▶ **PROBLEM DESCRIPTION**: Your task is to repeat all of the data exactly while excluding the pictures.

___ SUPPLIED DATA

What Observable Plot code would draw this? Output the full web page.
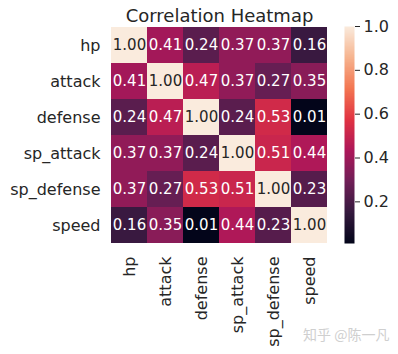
<!DOCTYPE html>
<html>
<head>
<meta charset="utf-8">
<script src="https://cdn.jsdelivr.net/npm/d3@7"></script>
<script src="https://cdn.jsdelivr.net/npm/@observablehq/plot@0.6"></script>
<style>
  html, body { margin: 0; padding: 0; background: #fff; }
  #wrap { position: relative; width: 398px; height: 354px; font-family: "DejaVu Sans", sans-serif; }
  #wrap svg { position: absolute; left: 0; top: 0; }
  #wm { position: absolute; left: 303px; top: 325px; font-family: "Noto Sans CJK SC", sans-serif; font-size: 14px; color: #cfcfcf; white-space: nowrap; line-height: 18px; }
</style>
</head>
<body>
<div id="wrap"><div id="wm">知乎 @陈一凡</div></div>
<script>
const features = ["hp", "attack", "defense", "sp_attack", "sp_defense", "speed"];
const hp        = [1.00, 0.41, 0.24, 0.37, 0.37, 0.16];
const attack    = [0.41, 1.00, 0.47, 0.37, 0.27, 0.35];
const defense   = [0.24, 0.47, 1.00, 0.24, 0.53, 0.01];
const sp_attack = [0.37, 0.37, 0.24, 1.00, 0.51, 0.44];
const sp_defense= [0.37, 0.27, 0.53, 0.51, 1.00, 0.23];
const speed     = [0.16, 0.35, 0.01, 0.44, 0.23, 1.00];
const colorTicks = [0.2, 0.4, 0.6, 0.8, 1.0];
const title = "Correlation Heatmap";

const rows = [hp, attack, defense, sp_attack, sp_defense, speed];
const data = [];
rows.forEach((r, i) => r.forEach((v, j) => data.push({row: features[i], col: features[j], value: v})));

// seaborn "rocket" colormap stops
const rocketStops = ["#03051a", "#35193e", "#701f57", "#ad1759", "#e13342", "#f37651", "#f6b48f", "#faebdd"];
const rocket = d3.piecewise(d3.interpolateRgb, rocketStops);
const vmin = d3.min(data, d => d.value), vmax = d3.max(data, d => d.value);
const colorOpt = {type: "linear", domain: [vmin, vmax], interpolate: rocket};
const ink = "#262626";

const main = Plot.plot({
  width: 398, height: 354,
  marginLeft: 110, marginRight: 70, marginTop: 26, marginBottom: 111,
  style: {fontFamily: "DejaVu Sans", background: "transparent", color: ink},
  x: {domain: features, padding: 0, axis: null},
  y: {domain: features, padding: 0, axis: null},
  color: colorOpt,
  marks: [
    Plot.cell(data, {x: "col", y: "row", fill: "value"}),
    Plot.text(data.filter(d => d.value > 0.8), {x: "col", y: "row", text: d => d.value.toFixed(2), fill: ink, fontSize: 15}),
    Plot.text(data.filter(d => d.value <= 0.8), {x: "col", y: "row", text: d => d.value.toFixed(2), fill: "white", fontSize: 15}),
    Plot.axisY({tickSize: 0, tickPadding: 10, fontSize: 16, fill: ink, label: null}),
    Plot.axisX({anchor: "bottom", tickSize: 0, tickPadding: 13, tickRotate: -90, fontSize: 16, fill: ink, label: null}),
    Plot.text([title], {frameAnchor: "top", lineAnchor: "bottom", dy: -5, fontSize: 18, fill: ink})
  ]
});

const bar = Plot.plot({
  width: 398, height: 354,
  marginLeft: 344, marginRight: 44, marginTop: 26, marginBottom: 111,
  style: {fontFamily: "DejaVu Sans", background: "transparent", color: ink},
  x: {domain: [0, 1], axis: null},
  y: {domain: [vmin, vmax], axis: null},
  color: colorOpt,
  marks: [
    Plot.raster({fill: (x, y) => y, x1: 0, x2: 1, y1: vmin, y2: vmax, width: 2, height: 300, imageRendering: "auto"}),
    Plot.axisY({anchor: "right", ticks: colorTicks, tickFormat: ".1f", tickSize: 5, tickPadding: 4, fontSize: 16, fill: ink, stroke: ink, label: null})
  ]
});

const wrap = document.getElementById("wrap");
wrap.insertBefore(bar, wrap.firstChild);
wrap.insertBefore(main, wrap.firstChild);
</script>
</body>
</html>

______

▶ **EXERCISE SOLUTION**:
What Observable Plot code would draw this? Output the full web page.
<!DOCTYPE html>
<html>
<head>
<meta charset="utf-8">
<script src="https://cdn.jsdelivr.net/npm/d3@7"></script>
<script src="https://cdn.jsdelivr.net/npm/@observablehq/plot@0.6"></script>
<style>
  html, body { margin: 0; padding: 0; background: #fff; }
  #wrap { position: relative; width: 398px; height: 354px; font-family: "DejaVu Sans", sans-serif; }
  #wrap svg { position: absolute; left: 0; top: 0; }
  #wm { position: absolute; left: 303px; top: 325px; font-family: "Noto Sans CJK SC", sans-serif; font-size: 14px; color: #cfcfcf; white-space: nowrap; line-height: 18px; }
</style>
</head>
<body>
<div id="wrap"><div id="wm">知乎 @陈一凡</div></div>
<script>
const features = ["hp", "attack", "defense", "sp_attack", "sp_defense", "speed"];
const hp        = [1.00, 0.41, 0.24, 0.37, 0.37, 0.16];
const attack    = [0.41, 1.00, 0.47, 0.37, 0.27, 0.35];
const defense   = [0.24, 0.47, 1.00, 0.24, 0.53, 0.01];
const sp_attack = [0.37, 0.37, 0.24, 1.00, 0.51, 0.44];
const sp_defense= [0.37, 0.27, 0.53, 0.51, 1.00, 0.23];
const speed     = [0.16, 0.35, 0.01, 0.44, 0.23, 1.00];
const colorTicks = [0.2, 0.4, 0.6, 0.8, 1.0];
const title = "Correlation Heatmap";

const rows = [hp, attack, defense, sp_attack, sp_defense, speed];
const data = [];
rows.forEach((r, i) => r.forEach((v, j) => data.push({row: features[i], col: features[j], value: v})));

// seaborn "rocket" colormap stops
const rocketStops = ["#03051a", "#35193e", "#701f57", "#ad1759", "#e13342", "#f37651", "#f6b48f", "#faebdd"];
const rocket = d3.piecewise(d3.interpolateRgb, rocketStops);
const vmin = d3.min(data, d => d.value), vmax = d3.max(data, d => d.value);
const colorOpt = {type: "linear", domain: [vmin, vmax], interpolate: rocket};
const ink = "#262626";

const main = Plot.plot({
  width: 398, height: 354,
  marginLeft: 110, marginRight: 70, marginTop: 26, marginBottom: 111,
  style: {fontFamily: "DejaVu Sans", background: "transparent", color: ink},
  x: {domain: features, padding: 0, axis: null},
  y: {domain: features, padding: 0, axis: null},
  color: colorOpt,
  marks: [
    Plot.cell(data, {x: "col", y: "row", fill: "value"}),
    Plot.text(data.filter(d => d.value > 0.8), {x: "col", y: "row", text: d => d.value.toFixed(2), fill: ink, fontSize: 15}),
    Plot.text(data.filter(d => d.value <= 0.8), {x: "col", y: "row", text: d => d.value.toFixed(2), fill: "white", fontSize: 15}),
    Plot.axisY({tickSize: 0, tickPadding: 10, fontSize: 16, fill: ink, label: null}),
    Plot.axisX({anchor: "bottom", tickSize: 0, tickPadding: 13, tickRotate: -90, fontSize: 16, fill: ink, label: null}),
    Plot.text([title], {frameAnchor: "top", lineAnchor: "bottom", dy: -5, fontSize: 18, fill: ink})
  ]
});

const bar = Plot.plot({
  width: 398, height: 354,
  marginLeft: 344, marginRight: 44, marginTop: 26, marginBottom: 111,
  style: {fontFamily: "DejaVu Sans", background: "transparent", color: ink},
  x: {domain: [0, 1], axis: null},
  y: {domain: [vmin, vmax], axis: null},
  color: colorOpt,
  marks: [
    Plot.raster({fill: (x, y) => y, x1: 0, x2: 1, y1: vmin, y2: vmax, width: 2, height: 300, imageRendering: "auto"}),
    Plot.axisY({anchor: "right", ticks: colorTicks, tickFormat: ".1f", tickSize: 5, tickPadding: 4, fontSize: 16, fill: ink, stroke: ink, label: null})
  ]
});

const wrap = document.getElementById("wrap");
wrap.insertBefore(bar, wrap.firstChild);
wrap.insertBefore(main, wrap.firstChild);
</script>
</body>
</html>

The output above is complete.